Ateobus, la sagra della sciocchezza
di Pierfranco Pellizzetti
A vicenda conclusa, con l’abiura galileiana dell’agenzia che cura le affissioni mobili di AMT, possiamo dirlo: l’intera vicenda degli “ateobus” è stata una vera e propria sagra della sciocchezza. Gli autisti che minacciavano “l’obiezione di coscienza” (e così facendo potevano candidarsi a un processo di beatificazione quali martiri della fede sul posto di lavoro)… i turbamenti annunciati di viaggiatori solitamente frettolosi, d’improvviso diventati teologi da concilio di Nicea o Calcedonia…
Ma anche le provocazioni chiassose cui si è consacrata l’associazione promotrice della tentata affissione mobile non brillano certo per lucidità; già a partire dalla sua denominazione, che unisce termini sostanzialmente antitetici quali “ateo” (cioè chi prende particolarmente a cuore la questione del divino) e “agnostico” (cioè chi di tale questione se ne infischia). Associazione segnalatasi a suo tempo per un’altra iniziativa peregrina come quella dello “sbattezzo”, che finisce per dare estrema importanza a un rito destinato a restare inerte nella misura in cui il diretto interessato non gli attribuisce rilevanza.
D’altro canto il diritto costituzionale alla libera espressione non prevede deroghe nei casi di accertata labilità. O in materia di creanza e buon gusto.
L’affermazione che “dio non esiste” lede le convinzioni di qualcuno? Di molti? E perché non tenere in debito conto come tutta l’iconografia cattolica tridentina – tra il necrofilo e il sado-maso, con quel crocefisso grondante sangue e contorto nel rigor mortis – potrebbe indurre effetti devastanti ben più gravi su personalità sensibili?
Così come il martirologio per ragioni assai poco chiare del dio incarnato (c’era un altro dio che aveva bisogno di sacrifici cruenti per riconciliarsi con l‘umanità?): una vicenda assai male congegnata.
Del resto i propugnatori della tesi contraria all’inesistenza di dio non ci hanno dilettato con le loro capacità argomentative. In sostanza: “dio esiste… perché esiste”. Ma quale dio? Il “deus sive natura” caro a Baruch Spinoza, ossia “la potenza inconsapevole” di Bertrand Russell, oppure il dio-persona, magari con barba fluente e bicipiti possenti quale ce lo rappresenta Michelangelo negli straordinari affreschi della Cappella Sistina?
In sostanza l’intera vicenda è solamente l’ennesima riprova della rozzezza estrema con cui è in corso lo strombazzato “ritorno di dio”, in un Paese ormai largamente secolarizzato quanto culturalmente devastato dalla colonizzazione consumistica. Alla totale insegna dell’oscurantismo. Cui sparute minoranze si contrappongono con frizzi e lazzi, non con un pensiero alto e robusto.

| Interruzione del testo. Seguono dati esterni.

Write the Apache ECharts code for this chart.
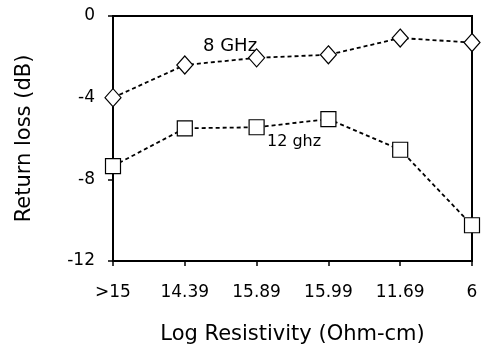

Mentre va costituendosi una sorta di “Santa Alleanza dei benpensanti”, che imbarca tutti i propugnatori della Restaurazione possessiva (i fondamentalisti della “roba”). Papisti come presunti laici. Anche a scapito delle loro antiche identità.
Lo pensavo venerdì scorso assistendo alla rimpatriata di antichi militanti del PLI; oggi per lo più seduti sullo strapuntino offerto da Silvio Berlusconi, che consente loro di proseguire in carriere politiche personali di assai scarsa rilevanza generale.
Un consesso entusiasmato dall’annuncio che nella nuova appartenenza partitica – il sedicente Partito delle Libertà – stava realizzandosi l’incontro tra la cultura liberale e quella cattolica.
Ma il PLI non era anticlericale (almeno nella sua cospicua componente massonica)?
Di questi tempi conta solo che si crei, grazie a tali sciocchezzai di cultura politica, una maggioranza in grado di sostenere gli attuali equilibri per interi lustri. Contro i cui effetti perversi dovrebbe metterci in guardia un maestro di pensiero liberale (poco letto e meditato anche da chi lo cita ossessivamente) quale Alexis de Tocqueville.
Chiamasi dittatura della maggioranza, di cui a Genova abbiamo visto un bell’esempio nella vicenda “ateobus”. Magari a danno di minoranze altrettanto sciocchine.